The Ship Role Decision
| Ship | AI role | Verdict |
|---|---|---|
| Marauder | Warp brain (CHAOS) | Sole real-time AI node. 14.5 tok/s, correct reasoning, tool calling confirmed. |
| Tzeentch (Tanker) | Data store | 6.2 tok/s is usable for batch/offline work, not real-time fleet routing. Primary role: Anamnesis DB, Universalis host. |
| Nurgle (Imperator) | Command ship | 4.35 tok/s + incorrect reasoning = not suitable for any fleet AI role. Primary role: Claude Code captain, Universalis writes, mission coordination. |
| Galleon | GPU neuron | RTX 3070 for fast small-model inference. Khorne:latest responds in <1s. No 12B testing needed — the GPU handles sub-10B natively. |
The lesson worth keeping: Hardware tiers produce reasoning quality tiers, not just speed tiers. The Xeon at 6.2 tok/s answered correctly. The Vulkan iGPU at 4.35 tok/s answered incorrectly. Speed and quality are not always correlated — but below ~5 tok/s on a distracted shared-memory backend, quality degrades too.
Pattern: Benchmark with a domain-specific test, not a generic benchmark. The Q_REASON prompt is not a trivia question — it requires the model to reason about the fleet's own hardware. A model that fails this prompt will fail fleet tasks.
What we'd do differently: Test reasoning quality (not just tok/s) before committing a ship to an AI role. A 4 tok/s model that reasons incorrectly is worse than no model at all.

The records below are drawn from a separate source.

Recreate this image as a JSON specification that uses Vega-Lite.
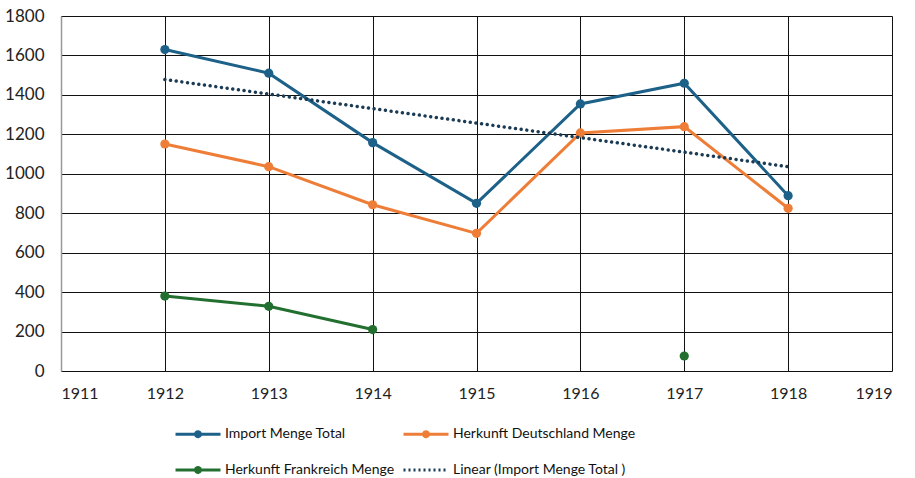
{
  "$schema": "https://vega.github.io/schema/vega-lite/v6.json",
  "width": 831,
  "height": 355,
  "autosize": {"type": "none"},
  "padding": {"left": 61, "top": 16, "right": 23, "bottom": 107},
  "background": "white",
  "config": {
    "view": {"stroke": null},
    "font": "Lato",
    "axis": {"labelFont": "Lato", "labelFontSize": 17, "labelColor": "#222", "gridColor": "#111", "gridOpacity": 1, "gridWidth": 1, "ticks": false, "domain": false, "title": null}
  },
  "data": {
    "values": [
      {"year": 1912, "series": "Import Menge Total", "value": 1630},
      {"year": 1913, "series": "Import Menge Total", "value": 1510},
      {"year": 1914, "series": "Import Menge Total", "value": 1158},
      {"year": 1915, "series": "Import Menge Total", "value": 850},
      {"year": 1916, "series": "Import Menge Total", "value": 1354},
      {"year": 1917, "series": "Import Menge Total", "value": 1459},
      {"year": 1918, "series": "Import Menge Total", "value": 889},
      {"year": 1912, "series": "Herkunft Deutschland Menge", "value": 1151},
      {"year": 1913, "series": "Herkunft Deutschland Menge", "value": 1036},
      {"year": 1914, "series": "Herkunft Deutschland Menge", "value": 843},
      {"year": 1915, "series": "Herkunft Deutschland Menge", "value": 698},
      {"year": 1916, "series": "Herkunft Deutschland Menge", "value": 1207},
      {"year": 1917, "series": "Herkunft Deutschland Menge", "value": 1239},
      {"year": 1918, "series": "Herkunft Deutschland Menge", "value": 825},
      {"year": 1912, "series": "Herkunft Frankreich Menge", "value": 380},
      {"year": 1913, "series": "Herkunft Frankreich Menge", "value": 328},
      {"year": 1914, "series": "Herkunft Frankreich Menge", "value": 210},
      {"year": 1915, "series": "Herkunft Frankreich Menge", "value": null},
      {"year": 1916, "series": "Herkunft Frankreich Menge", "value": null},
      {"year": 1917, "series": "Herkunft Frankreich Menge", "value": 76},
      {"year": 1912, "series": "Linear (Import Menge Total )", "value": 1478},
      {"year": 1918, "series": "Linear (Import Menge Total )", "value": 1036}
    ]
  },
  "encoding": {
    "x": {
      "field": "year", "type": "quantitative",
      "scale": {"domain": [1911, 1919], "nice": false, "zero": false},
      "axis": {"values": [1911, 1912, 1913, 1914, 1915, 1916, 1917, 1918, 1919], "format": "d", "labelPadding": 14, "labelFontSize": 16}
    },
    "y": {
      "field": "value", "type": "quantitative",
      "scale": {"domain": [0, 1800], "nice": false},
      "axis": {"values": [0, 200, 400, 600, 800, 1000, 1200, 1400, 1600, 1800], "format": "d", "labelPadding": 17, "domain": true, "domainColor": "#999", "domainWidth": 1.5}
    },
    "color": {
      "field": "series", "type": "nominal",
      "scale": {
        "domain": ["Import Menge Total", "Herkunft Deutschland Menge", "Herkunft Frankreich Menge", "Linear (Import Menge Total )"],
        "range": ["#1d6188", "#ee7d37", "#226f30", "#1b3b54"]
      },
      "legend": {
        "title": null,
        "orient": "none",
        "legendX": 124,
        "legendY": 405,
        "direction": "horizontal",
        "columns": 2,
        "padding": 0,
        "symbolSize": 506,
        "symbolStrokeWidth": 3,
        "labelFont": "Lato",
        "labelFontSize": 14,
        "labelColor": "#111",
        "labelOffset": 14,
        "columnPadding": 2,
        "rowPadding": 14,
        "labelLimit": 400,
        "encode": {
          "symbols": {
            "update": {
              "shape": {"signal": "datum.value === 'Linear (Import Menge Total )' ? 'M-2,0H2' : 'M-2,0H2M-0.22,0A0.22,0.22,0,1,1,0.22,0A0.22,0.22,0,1,1,-0.22,0'"},
              "fill": {"scale": "color", "field": "value"},
              "fillOpacity": {"value": 1},
              "strokeDash": {"signal": "datum.value === 'Linear (Import Menge Total )' ? [2, 3] : [1, 0]"}
            }
          }
        }
      }
    }
  },
  "layer": [
    {
      "transform": [{"filter": "datum.series !== 'Linear (Import Menge Total )'"}],
      "mark": {"type": "line", "strokeWidth": 3, "invalid": "break-paths-filter-domains"}
    },
    {
      "transform": [{"filter": "datum.series !== 'Linear (Import Menge Total )' && datum.value != null"}],
      "mark": {"type": "circle", "size": 85, "opacity": 1}
    },
    {
      "transform": [{"filter": "datum.series === 'Linear (Import Menge Total )'"}],
      "mark": {"type": "line", "strokeWidth": 3.5, "strokeDash": [0.01, 5.7], "strokeCap": "round"}
    }
  ]
}
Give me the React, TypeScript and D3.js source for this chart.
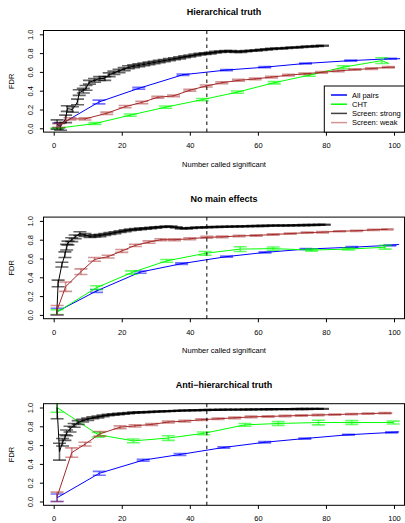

If you're building this yourself: Apple Silicon unified memory is the current sweet spot for local 12B inference: competitive tok/s, no VRAM ceiling, multimodal support, reasonable power consumption. CPU servers need high memory bandwidth (DDR5 + many channels) to compete. Integrated GPUs sharing memory are a losing proposition for 12B models.